Читать «Безмужняя» онлайн - страница 147

Хаим Граде

— Я не преследовал вашего мужа. — Реб Лейви приближается к постели раввинши и говорит с ней сердечно, с отеческой заботливостью. — У меня есть свидетели, и Создатель мне свидетель, что я велел старшему шамесу городской синагоги молчать. Но он не молчал, и моэл Лапидус не молчал, и город не молчал. У меня не было иного выхода, кроме как вызвать вашего мужа на заседание ваада. Мы его умоляли, мы убеждали, что его враги и сброд, толпа, пойдут намного дальше нас, раввинов. Но муж ваш не захотел внять ни нашим доказательствам, ни нашим мольбам. И нам пришлось прекратить выплату ему жалованья.

— Если муж мой — безумный упрямец, то почему должны страдать мои дети? Но вы еще хуже, вы злодей, вы и жену с дочерью замучили, а потом отправили в сумасшедший дом.
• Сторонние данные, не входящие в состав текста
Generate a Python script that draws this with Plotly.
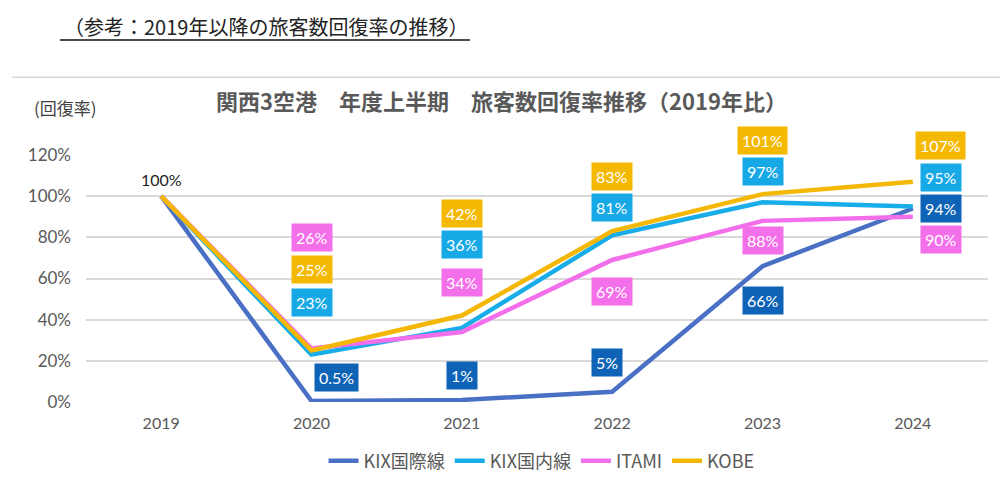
import plotly.graph_objects as go

years = ["2019", "2020", "2021", "2022", "2023", "2024"]
series_names = ["KIX国際線", "KIX国内線", "ITAMI", "KOBE"]
kix_intl = [100, 0.5, 1, 5, 66, 94]
kix_dom = [100, 23, 36, 81, 97, 95]
itami = [100, 26, 34, 69, 88, 90]
kobe = [100, 25, 42, 83, 101, 107]
label_text = {
    "KIX国際線": ["", "0.5%", "1%", "5%", "66%", "94%"],
    "KIX国内線": ["", "23%", "36%", "81%", "97%", "95%"],
    "ITAMI": ["", "26%", "34%", "69%", "88%", "90%"],
    "KOBE": ["", "25%", "42%", "83%", "101%", "107%"],
}
y_ticks = [0, 20, 40, 60, 80, 100, 120]
y_tick_labels = ["0%", "20%", "40%", "60%", "80%", "100%", "120%"]

values = {"KIX国際線": kix_intl, "KIX国内線": kix_dom, "ITAMI": itami, "KOBE": kobe}
line_colors = {"KIX国際線": "#4A70C6", "KIX国内線": "#18ACE8", "ITAMI": "#F26EEA", "KOBE": "#F4B704"}
box_colors = {"KIX国際線": "#0F63B6", "KIX国内線": "#17A8E6", "ITAMI": "#F46FEA", "KOBE": "#F5B800"}
# pixel offsets (xshift, yshift) of each value label from its point
label_shift = {
    "KIX国際線": [None, (25, 23), (0, 24), (-5, 29), (0, -34), (28, 0)],
    "KIX国内線": [None, (0, 52), (0, 83), (0, 28), (0, 31), (28, 29)],
    "ITAMI": [None, (0, 111), (0, 50), (0, -32), (0, -20), (28, -23)],
    "KOBE": [None, (0, 81), (0, 102), (0, 55), (0, 54), (28, 36)],
}

font_fam = "Lato, 'Noto Sans CJK JP', sans-serif"
jp_font = "'Noto Sans CJK JP', sans-serif"

fig = go.Figure()
for name in series_names:
    fig.add_trace(go.Scatter(
        x=years, y=values[name], mode="lines", name=name,
        line=dict(color=line_colors[name], width=4.5),
    ))

annotations = []
for name in series_names:
    for i, yr in enumerate(years):
        sh = label_shift[name][i]
        if sh is None:
            continue
        annotations.append(dict(
            x=i, y=values[name][i], xref="x", yref="y",
            text=label_text[name][i], showarrow=False,
            xshift=sh[0], yshift=sh[1],
            font=dict(color="white", size=16, family=font_fam),
            bgcolor=box_colors[name], borderpad=4,
        ))
annotations.append(dict(
    x=0, y=kix_intl[0], xref="x", yref="y", text="100%", showarrow=False,
    yshift=17, font=dict(color="#222222", size=16, family=font_fam),
))
annotations.append(dict(
    x=-0.027, y=1.52, xref="paper", yref="paper", xanchor="left", yanchor="middle",
    text="（参考：2019年以降の旅客数回復率の推移）", showarrow=False,
    font=dict(color="#222222", size=20, family=jp_font),
))
annotations.append(dict(
    x=0.461, y=1.222, xref="paper", yref="paper", xanchor="center", yanchor="middle",
    text="<b>関西3空港　年度上半期　旅客数回復率推移（2019年比）</b>", showarrow=False,
    font=dict(color="#595959", size=22, family=jp_font),
))
annotations.append(dict(
    x=-0.023, y=1.194, xref="paper", yref="paper", xanchor="center", yanchor="middle",
    text="(回復率)", showarrow=False,
    font=dict(color="#404040", size=17, family=jp_font),
))

shapes = [
    dict(type="line", xref="paper", yref="paper", x0=-0.0288, x1=0.4257, y0=1.466, y1=1.466,
         line=dict(color="#111111", width=1.5)),
    dict(type="line", xref="paper", yref="paper", x0=-0.082, x1=1.015, y0=1.3145, y1=1.3145,
         line=dict(color="#D9D9D9", width=1.5)),
]

fig.update_layout(
    width=1000, height=490,
    margin=dict(l=86, r=12, t=155, b=87),
    paper_bgcolor="white", plot_bgcolor="white",
    font=dict(family=font_fam, color="#595959"),
    xaxis=dict(type="category", range=[-0.5, 5.5], showgrid=False, zeroline=False,
               showline=False, ticks="", tickfont=dict(size=16, color="#595959"),
               ticklabelstandoff=10),
    yaxis=dict(range=[0, 120], tickvals=y_ticks, ticktext=y_tick_labels,
               showgrid=True, gridcolor="#D9D9D9", gridwidth=1.5, zeroline=False,
               showline=False, ticks="", tickfont=dict(size=17, color="#595959"),
               ticklabelstandoff=14),
    legend=dict(orientation="h", x=0.505, xanchor="center", y=-0.234, yanchor="middle",
                font=dict(size=18, color="#595959", family=jp_font),
                itemwidth=30, tracegroupgap=0),
    annotations=annotations,
    shapes=shapes,
    showlegend=True,
)

fig.write_html("out.html")
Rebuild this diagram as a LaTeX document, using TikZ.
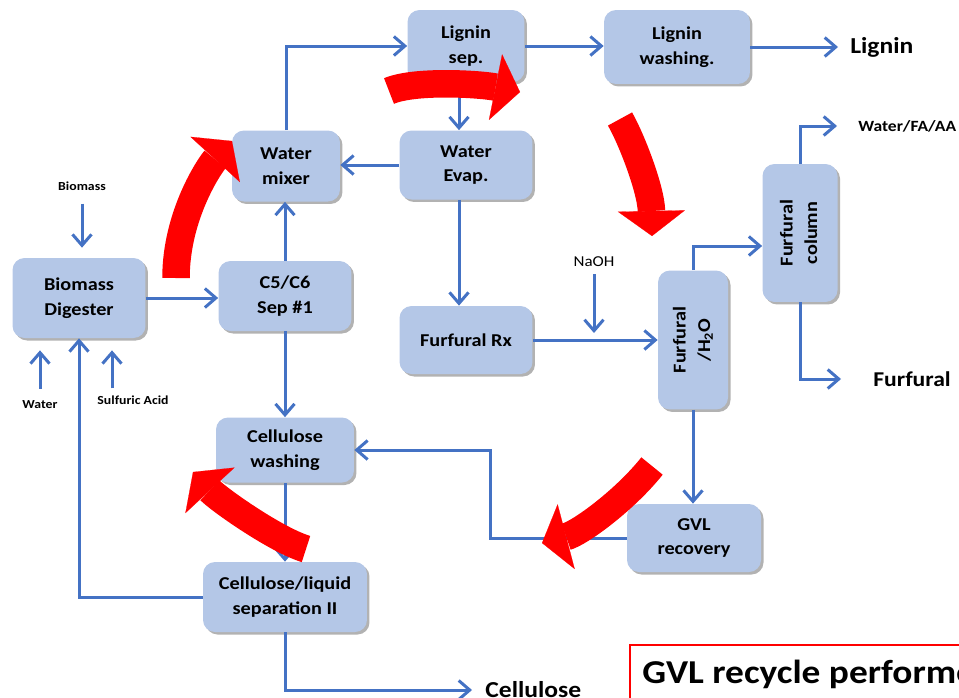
\documentclass[tikz,border=0pt]{standalone}
\usepackage{fontspec}
\setmainfont{Carlito}[FakeStretch=1.12]
\usepackage{graphicx}
\usetikzlibrary{arrows.meta,shadows}
\definecolor{pfill}{HTML}{B4C7E7}
\definecolor{pline}{HTML}{4472C4}
\tikzset{
  unit/.style   = {fill=pfill, rounded corners=2.4mm, align=center, inner sep=1pt,
                   font=\fontsize{10.3}{14}\selectfont\bfseries,
                   drop shadow={shadow xshift=0.5mm, shadow yshift=-0.5mm,
                                opacity=0.3, fill=black}},
  flow/.style   = {-{Straight Barb[length=2.2mm,width=3.8mm]}, pline, line width=0.6mm},
  recyc/.style  = {red, line width=5.5mm,
                   -{Triangle[length=5mm,width=13.4mm,line width=0.1pt]}},
  inlbl/.style  = {inner sep=0pt, font=\fontsize{7}{8}\selectfont\bfseries},
  outlbl/.style = {inner sep=0pt, anchor=west, font=\fontsize{13}{15}\selectfont\bfseries},
}
\begin{document}
\begin{tikzpicture}[x=0.02cm,y=-0.02cm]
\useasboundingbox (0,0) rectangle (959,697);
\clip (0,0) rectangle (959,697);
% process units
\node[unit, minimum width=26.6mm, minimum height=16mm]   (dig)   at (79,298)  {Biomass\\Digester};
\node[unit, minimum width=26.6mm, minimum height=14mm]   (sep1)  at (285,296) {C5/C6\\Sep \#1};
\node[unit, minimum width=21.6mm, minimum height=14.2mm] (mix)   at (286,166) {Water\\mixer};
\node[unit, minimum width=23.4mm, minimum height=14.4mm] (lsep)  at (466,46)  {Lignin\\sep.};
\node[unit, minimum width=29.2mm, minimum height=14.8mm] (lwash) at (677,47)  {Lignin\\washing.};
\node[unit, minimum width=26.6mm, minimum height=13.8mm] (evap)  at (466,165) {Water\\Evap.};
\node[unit, minimum width=26.6mm, minimum height=13.6mm] (frx)   at (466,340) {Furfural Rx};
\node[unit, minimum width=14mm, minimum height=27.8mm]   (fh2o)  at (693,340)
  {\rotatebox{90}{\begin{tabular}{@{}c@{}}Furfural\\/H\textsubscript{2}O\end{tabular}}};
\node[unit, minimum width=15mm, minimum height=27.6mm]   (fcol)  at (800,233)
  {\rotatebox{90}{\begin{tabular}{@{}c@{}}Furfural\\column\end{tabular}}};
\node[unit, minimum width=26.8mm, minimum height=13.6mm] (gvl)   at (694,538) {GVL\\recovery};
\node[unit, minimum width=27.6mm, minimum height=13mm]   (cwash) at (285,450) {Cellulose\\washing};
\node[unit, minimum width=32.8mm, minimum height=14mm]   (clsep) at (285,597) {Cellulose/liquid\\separation II};
% feeds and products
\node[inlbl] (bio)  at (82,186)  {Biomass};
\node[inlbl] (wat)  at (40,405)  {Water};
\node[inlbl] (sulf) at (133,400) {Sulfuric Acid};
\node[inner sep=0pt, font=\fontsize{8.6}{10}\selectfont] (naoh) at (594,262) {NaOH};
\node[outlbl] (lig)  at (850,47)  {Lignin};
\node[outlbl, font=\fontsize{8.9}{10}\selectfont\bfseries] (wfa) at (858,126) {Water/FA/AA};
\node[outlbl, font=\fontsize{12}{14}\selectfont\bfseries] (furf) at (873,379) {Furfural};
\node[outlbl] (cell) at (485,690) {Cellulose};
% streams
\draw[flow, shorten <=2.6mm, shorten >=2mm] (bio.south) -- (bio.south |- dig.north);
\draw[flow, shorten <=2.4mm, shorten >=2.4mm] (wat.north) -- (wat.north |- dig.south);
\draw[flow, shorten <=1.4mm, shorten >=2.4mm] ([xshift=-4.2mm]sulf.north) -- ([xshift=-4.2mm]sulf.north |- dig.south);
\draw[flow] (dig.east) -- (dig.east -| sep1.west);
\draw[flow] (sep1.north) -- (sep1.north |- mix.south);
\draw[flow] (sep1.south) -- (sep1.south |- cwash.north);
\draw[flow] (mix.north) |- (lsep.west);
\draw[flow] (lsep.east) -- (lsep.east -| lwash.west);
\draw[flow, shorten >=2.4mm] (lwash.east) -- (lig.west);
\draw[flow] ([xshift=-1.4mm]lsep.south) -- ([xshift=-1.4mm]lsep.south |- evap.north);
\draw[flow] (evap.west) -- (evap.west -| mix.east);
\draw[flow] ([xshift=-1.4mm]evap.south) -- ([xshift=-1.4mm]evap.south |- frx.north);
\draw[flow] (frx.east) -- (frx.east -| fh2o.west);
\draw[flow, shorten <=1.4mm, shorten >=1.4mm] (naoh.south) -- (naoh.south |- frx.east);
\draw[flow] (fh2o.north) |- ([yshift=-2.6mm]fcol.west);
\draw[flow, shorten >=4.2mm] (fcol.north) |- (wfa.west);
\draw[flow, shorten >=6.4mm] (fcol.south) |- (furf.west);
\draw[flow] (fh2o.south) -- (fh2o.south |- gvl.north);
\draw[flow] (gvl.west) -- ++(-136,0) |- (cwash.east);
\draw[flow] (cwash.south) -- (cwash.south |- clsep.north);
\draw[flow] (clsep.west) -| (dig.south);
\draw[flow, shorten >=2.6mm] (clsep.south) |- (cell.west);
% GVL recycle loop
\draw[recyc] (176,278) .. controls (176,215) and (210,165) .. (232,141);
\draw[recyc] (389,91) .. controls (415,80) and (480,84) .. (520,92);
\draw[recyc] (620,119) .. controls (632,140) and (651,190) .. (652,236);
\draw[recyc] (652,466) .. controls (625,500) and (580,533) .. (542,543);
\draw[recyc] (306,549) .. controls (276,540) and (218,499) .. (193,472);
% note
\draw[red, line width=0.3mm] (630,645) rectangle (980,720);
\node[anchor=base west, inner sep=0pt, font=\fontsize{19}{22}\selectfont\bfseries] (note) at (642,683) {GVL recycle performe};
\end{tikzpicture}
\end{document}
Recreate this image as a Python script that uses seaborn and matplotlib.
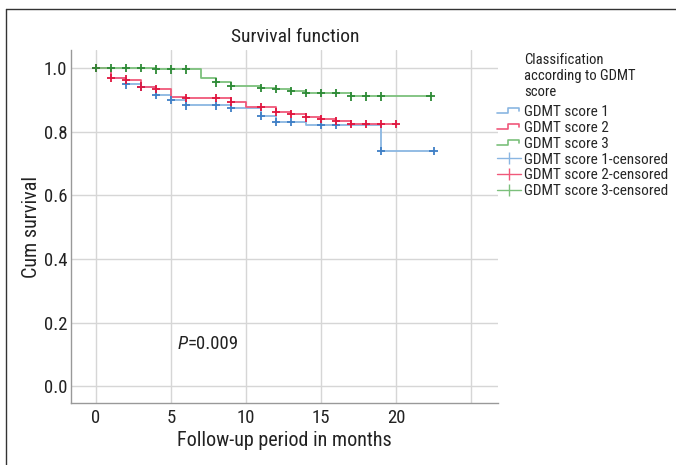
"""
Kaplan-Meier 生存曲线（按 GDMT score 分组）
"""

import numpy as np
import pandas as pd
import matplotlib
matplotlib.use('Agg')
import matplotlib.pyplot as plt
import seaborn as sns
from matplotlib.lines import Line2D
from matplotlib.legend_handler import HandlerBase

sns.set_style('white')
plt.rcParams['font.family'] = ['Liberation Sans Narrow', 'Roboto Condensed', 'DejaVu Sans']

# ========== 数据 ==========
groups = ['GDMT score 1', 'GDMT score 2', 'GDMT score 3']

# 事件时间及对应的累计生存率（阶梯函数）
score1_time = [0, 1, 2, 3, 4, 5, 6, 9, 11, 12, 14, 19, 22.5]
score1_surv = [1.0, 0.970, 0.949, 0.940, 0.917, 0.900, 0.883, 0.875, 0.850, 0.830, 0.822, 0.739, 0.739]

score2_time = [0, 1, 2, 3, 4, 5, 6, 9, 10, 12, 13, 14, 15, 16, 17, 20]
score2_surv = [1.0, 0.968, 0.964, 0.942, 0.934, 0.909, 0.906, 0.895, 0.877, 0.861, 0.855, 0.845, 0.841, 0.834, 0.824, 0.824]

score3_time = [0, 4, 7, 8, 9, 11, 12, 13, 14, 17, 22.3]
score3_surv = [1.0, 0.996, 0.968, 0.955, 0.944, 0.938, 0.934, 0.928, 0.921, 0.911, 0.911]

# 删失时间
score1_censored = [2, 3, 4, 5, 6, 8, 9, 11, 12, 13, 15, 16, 19, 22.5]
score2_censored = [0, 1, 2, 3, 4, 6, 8, 9, 11, 12, 13, 14, 15, 16, 17, 18, 19, 20]
score3_censored = [0, 1, 2, 3, 4, 5, 6, 8, 9, 11, 12, 13, 14, 15, 16, 17, 18, 19, 22.3]

p_text = '=0.009'

line_colors = ['#8ab6e2', '#f0587a', '#7cc07c']
mark_colors = ['#3f7fc6', '#e0163f', '#2d8a36']

# ========== 整理成长表 ==========
curve_rows = []
cens_rows = []
for g, t, s, c in zip(groups,
                      [score1_time, score2_time, score3_time],
                      [score1_surv, score2_surv, score3_surv],
                      [score1_censored, score2_censored, score3_censored]):
    for ti, si in zip(t, s):
        curve_rows.append((g, ti, si))
    t_arr = np.array(t)
    for ci in c:
        idx = np.searchsorted(t_arr, ci, side='right') - 1
        cens_rows.append((g, ci, s[idx]))

curve_df = pd.DataFrame(curve_rows, columns=['group', 'time', 'surv'])
cens_df = pd.DataFrame(cens_rows, columns=['group', 'time', 'surv'])

# ========== 绘图 ==========
fig = plt.figure(figsize=(6.76, 4.65), dpi=100)
ax = fig.add_axes([71 / 676, 62 / 465, 427 / 676, 353 / 465])

sns.lineplot(data=curve_df, x='time', y='surv', hue='group', hue_order=groups,
             palette=line_colors, drawstyle='steps-post', estimator=None,
             sort=False, legend=False, linewidth=1.3, ax=ax)
sns.scatterplot(data=cens_df, x='time', y='surv', hue='group', hue_order=groups,
                palette=mark_colors, marker='+', s=36, linewidth=1.3,
                legend=False, ax=ax, zorder=3)

ax.set_xlim(-1.67, 26.8)
ax.set_ylim(-0.053, 1.057)
ax.set_xticks([0, 5, 10, 15, 20, 25])
ax.set_xticklabels(['0', '5', '10', '15', '20', ''])
ax.set_yticks([0.0, 0.2, 0.4, 0.6, 0.8, 1.0])
ax.set_yticklabels(['0.0', '0.2', '0.4', '0.6', '0.8', '1.0'])
ax.tick_params(axis='both', length=0, labelsize=13.5, colors='#222222', pad=4)
ax.tick_params(axis='y', pad=2.5)
ax.grid(True, color='#d6d6d6', linewidth=1.0)
ax.set_axisbelow(True)
for side in ['top', 'right']:
    ax.spines[side].set_visible(False)
for side in ['left', 'bottom']:
    ax.spines[side].set_color('#999999')
    ax.spines[side].set_linewidth(1.0)

ax.set_xlabel('Follow-up period in months', fontsize=14.5, color='#222222', labelpad=3)
ax.set_ylabel('Cum survival', fontsize=14.5, color='#222222', labelpad=2)
fig.text(295 / 676, 1 - 37 / 465, 'Survival function', ha='center', va='center',
         fontsize=14, color='#222222')

# P 值
ax.text(6.13, 0.132, 'P', style='italic', ha='right', va='center', fontsize=13.5, color='#222222')
ax.text(6.13, 0.132, p_text, ha='left', va='center', fontsize=13.5, color='#222222')


# 图例：阶梯形图标
class StepHandler(HandlerBase):
    def create_artists(self, legend, orig_handle, xdescent, ydescent, width, height, fontsize, trans):
        x0, w = -xdescent, width
        y0, h = -ydescent, height
        xs = [x0, x0 + 0.45 * w, x0 + 0.45 * w, x0 + 0.95 * w, x0 + 0.95 * w]
        ys = [y0 + 0.25 * h, y0 + 0.25 * h, y0 + 0.75 * h, y0 + 0.75 * h, y0 + 0.45 * h]
        ln = Line2D(xs, ys, color=orig_handle.get_color(), lw=1.2, transform=trans)
        return [ln]


handles = [Line2D([], [], color=c) for c in line_colors]
handles += [Line2D([], [], color=c, lw=1.0, marker='|', markersize=9, mew=1.0)
            for c in line_colors]
labels = groups + [g + '-censored' for g in groups]
handler_map = {h: StepHandler() for h in handles[:3]}
fig.legend(handles, labels, handler_map=handler_map, loc='upper left',
           bbox_to_anchor=(497 / 676, 1 - 105 / 465), frameon=False,
           borderpad=0, borderaxespad=0, handlelength=1.55, handletextpad=0.2,
           labelspacing=0.12, fontsize=11, numpoints=1)
fig.text(524 / 676, 1 - 53 / 465, 'Classification\naccording to GDMT\nscore',
         ha='left', va='top', fontsize=10.5, linespacing=1.2, color='#222222')

# 外框
fig.add_artist(Line2D([6 / 676, 6 / 676], [0, 1 - 9 / 465], color='#333333', lw=1.0))
fig.add_artist(Line2D([6 / 676, 1], [1 - 9 / 465, 1 - 9 / 465], color='#333333', lw=1.0))

fig.savefig('out.png', dpi=100)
— Пусть так, пусть я виноват в болезни жены и дочери, но в ваших несчастьях я не виноват. — Реб Лейви еще ближе подходит к постели раввинши, и голос его становится еще мягче. — Для меня уже нет никакой надежды. Я старик и уже не женюсь снова, как не женился двадцать лет назад, когда остался без жены. И уж тем более я не успею вырастить другую двадцатилетнюю дочь. Вы же еще оба молоды, и Всевышний вам поможет. Жизнь у вас еще впереди, а не позади. Ваш сын приближается к бар мицве, вы пошлете его учиться в ешиву. Неужели же вы хотите, чтобы он стыдился того, что его отец, полоцкий даян, разрешил мужней жене выйти замуж? Если ваш муж признает, что совершил ошибку, мы выплатим ему жалованье до гроша за все недели и будем заступаться за него перед каждым, кто скажет о нем хоть одно дурное слово. Но если муж ваш и дальше будет упорствовать, то знайте, что гонения не прекратятся! Не мы, раввины, будем преследовать вашего мужа, но толпа, сброд, а мы ничем не сможем помочь. Если мы даже захотим заступиться, то станут говорить, что все раввины точно такие же, как полоцкий даян, что они потешаются над Учением и разрешают мужней жене выйти замуж. Сжальтесь же над своим сыном, над собой, над мужем, который сам себя не жалеет.

— Что же мне делать, ведь он меня не слушает! — плачет раввинша. Хотя она подавлена и озлоблена, ее боль за семью сильнее, чем обида на реб Лейви, который выказывает ей искреннее сочувствие, хоть она и накинулась на него с бранью.

— Раввин по делам халицы и агун издевается. Он не имеет права говорить о жалости, потому что он не знает, что такое жалость, — сухо и отрывисто смеется реб Довид, словно эти слова вырвались у него.

— Я милосердней вас, — поворачивает к нему пылающее лицо реб Лейви, — но не могу и не хочу быть милосерднее Учения.

— Вы верите в Учение, но не верите во Всевышнего, — с холодной усмешкой роняет реб Довид.

— Я верю во Всевышнего и верю в Учение, но вы, полоцкий даян, в Учение не верите. Вы ведете спор не со мною, а со всеми ранними и поздними авторитетами, с Рамбамом, с Рашба, с Ритба, с Бейс-Йосефом и со всеми толкователями. Мы и на заседании раввинов указали, что вы опираетесь лишь на рабби Элиэзера Вердунского, а он одиночка, и Закон толкуют не так, как он его толкует. На том свете вы будете иметь дело со всеми законоучителями, и они не впустят вас в рай.